Comment by elzbardico

1 day ago

A Lithium fire battery in a cruise ship in the middle of the Pacific would be a truly unique experience.

The ship would need to be designed around it, but the battery could be set up in a way to allow it to burn out without affecting the rest of the ship at all, it is not that hard to isolate a battery from the rest of the system.

Although it would be better if the battery is at the bottom of the ship so there would also need to be some sort of air exhaust system for when that happens, hopefully one that prevents the fumes from reaching the passengers at all but I don't think that would be possible without a chimney.

Almost as bad as a fuel oil fire on a cruise ship.

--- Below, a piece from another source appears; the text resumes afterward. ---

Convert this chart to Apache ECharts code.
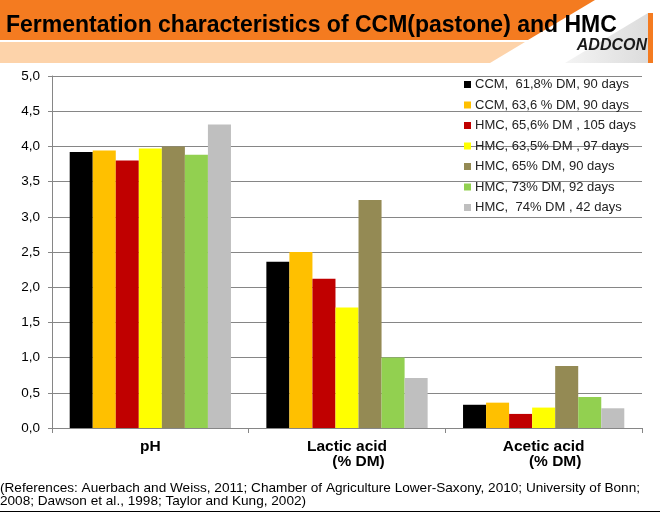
<!DOCTYPE html>
<html>
<head>
<meta charset="utf-8">
<script src="https://cdn.jsdelivr.net/npm/echarts@6/dist/echarts.min.js"></script>
<style>
  html, body { margin: 0; padding: 0; background: #fff; }
  #chart { width: 660px; height: 513px; }
</style>
</head>
<body>
<div id="chart"></div>
<script>
// categories on the x axis, second line is the unit
var categories = ['pH', 'Lactic acid', 'Acetic acid']
var units = ['', '(% DM)', '(% DM)']

// one array per silage sample: pH, lactic acid, acetic acid
var ccm618 = [3.92, 2.36, 0.33]
var ccm636 = [3.94, 2.50, 0.36]
var hmc656 = [3.80, 2.12, 0.20]
var hmc635 = [3.97, 1.71, 0.29]
var hmc65 = [4.00, 3.24, 0.88]
var hmc73 = [3.88, 1.00, 0.44]
var hmc74 = [4.31, 0.71, 0.28]

var seriesNames = [
    'CCM,  61,8% DM, 90 days',
    'CCM, 63,6 % DM, 90 days',
    'HMC, 65,6% DM , 105 days',
    'HMC, 63,5% DM , 97 days',
    'HMC, 65% DM, 90 days',
    'HMC, 73% DM, 92 days',
    'HMC,  74% DM , 42 days'
]
var seriesData = [ccm618, ccm636, hmc656, hmc635, hmc65, hmc73, hmc74]
var colors = ['#000000', '#FFC000', '#C00000', '#FFFF00', '#948A54', '#92D050', '#BFBFBF']

var titleText = 'Fermentation characteristics of CCM(pastone) and HMC'
var footText = '(References: Auerbach and Weiss, 2011; Chamber of Agriculture Lower-Saxony, 2010; University of Bonn;\n2008; Dawson et al., 1998; Taylor and Kung, 2002)'

var font = 'Arial, "Liberation Sans", sans-serif'
var orange = '#F47B20'

var chart = echarts.init(document.getElementById('chart'))

var series = seriesData.map(function (d, i) {
    return {
        name: seriesNames[i],
        type: 'bar',
        data: d,
        barGap: '0%',
        barCategoryGap: '18%',
        itemStyle: { color: colors[i] }
    }
})

var option = {
    animation: false,
    textStyle: { fontFamily: font },
    grid: { left: 52, right: 18, top: 76, bottom: 85 },
    legend: {
        orient: 'vertical',
        left: 464,
        top: 78,
        padding: 0,
        itemWidth: 7,
        itemHeight: 7,
        itemGap: 7.5,
        icon: 'rect',
        textStyle: { fontSize: 13, color: '#222', fontFamily: font, padding: [0, 0, 0, -1] },
        data: seriesNames
    },
    xAxis: {
        type: 'category',
        data: categories,
        axisLine: { lineStyle: { color: '#868686' } },
        axisTick: { show: true, length: 5, lineStyle: { color: '#868686' } },
        axisLabel: {
            margin: 11,
            interval: 0,
            formatter: function (v, idx) {
                var u = units[idx]
                return u ? '{a|' + v + '}\n{b|' + u + '}' : '{a|' + v + '}'
            },
            rich: {
                a: { fontSize: 15.5, fontWeight: 'bold', color: '#000', lineHeight: 15, fontFamily: font },
                b: { fontSize: 15.5, fontWeight: 'bold', color: '#000', lineHeight: 15, padding: [0, 0, 0, 23], fontFamily: font }
            }
        }
    },
    yAxis: {
        type: 'value',
        min: 0,
        max: 5,
        interval: 0.5,
        axisLine: { show: true, lineStyle: { color: '#868686' } },
        axisTick: { show: true, length: 4, lineStyle: { color: '#868686' } },
        axisLabel: {
            margin: 12,
            fontSize: 13.5,
            color: '#000',
            formatter: function (v) { return v.toFixed(1).replace('.', ',') }
        },
        splitLine: { lineStyle: { color: '#868686', width: 1 } }
    },
    graphic: [
        // header bands
        { type: 'polygon', shape: { points: [[0, 0], [595, 0], [528, 40], [0, 40]] }, style: { fill: orange }, z: -1 },
        { type: 'polygon', shape: { points: [[0, 42], [525, 42], [490, 63], [0, 63]] }, style: { fill: '#FDD3AA' }, z: -1 },
        {
            type: 'polygon', shape: { points: [[648, 13], [648, 63], [565, 63]] }, z: -1,
            style: { fill: new echarts.graphic.LinearGradient(0, 0, 1, 0, [{ offset: 0, color: '#F4F4F4' }, { offset: 1, color: '#DCDCDC' }]) }
        },
        { type: 'rect', shape: { x: 648, y: 13, width: 5, height: 50 }, style: { fill: orange }, z: -1 },
        {
            type: 'text', x: 6, y: 25.5,
            style: { text: titleText, fill: '#000', font: 'bold 23px ' + font, verticalAlign: 'middle' }
        },
        {
            type: 'text', x: 647, y: 45.5,
            style: { text: 'ADDCON', fill: '#1a1a1a', font: 'italic bold 16px ' + font, align: 'right', verticalAlign: 'middle' }
        },
        // references
        {
            type: 'text', x: 0, y: 482,
            style: { text: footText, fill: '#000', font: '13.6px ' + font, lineHeight: 13 }
        },
        { type: 'line', shape: { x1: 0, y1: 511.5, x2: 660, y2: 511.5 }, style: { stroke: '#000', lineWidth: 1 } }
    ],
    series: series
}

chart.setOption(option)
</script>
</body>
</html>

  • Lithium batteries are more prone to self-immolation/thermal runaway; heavy fuel oils aren't prone to spontaneous ignition at typical temperatures & pressures.

    • Furthermore, oil fires can be extinguished by water and/or CO2 - Lithium battery fires can't be smothered and require exponentially more water to bring under control (producing copious amounts of heavily contaminated water too). And once put out can easily re-ignite.

There's hope that sodium-ion tech will come to the rescue, here. The energy-density is bordering on 'good enough' but it's not quite there, yet.

There's other technologies that they're trialing for boats that seem silly but works on paper at least. We're currently building a ferry with a massive flywheel to store lots of rotational inertia to convert to electricity, which on the face of it is bonkers but again, the maths says it's good.

  • I am counting my chickens before they hatch, but sulfur chemistries should help quite a lot. Same abundance of materials, 2x to 3x the energy density.

    It's my impression that a lot of sulfur and other "advanced" chemistries are held up by operating restrictions like temperature for consumer vehicles, but industrial transport vehicles might not have such requirements because they have constant output.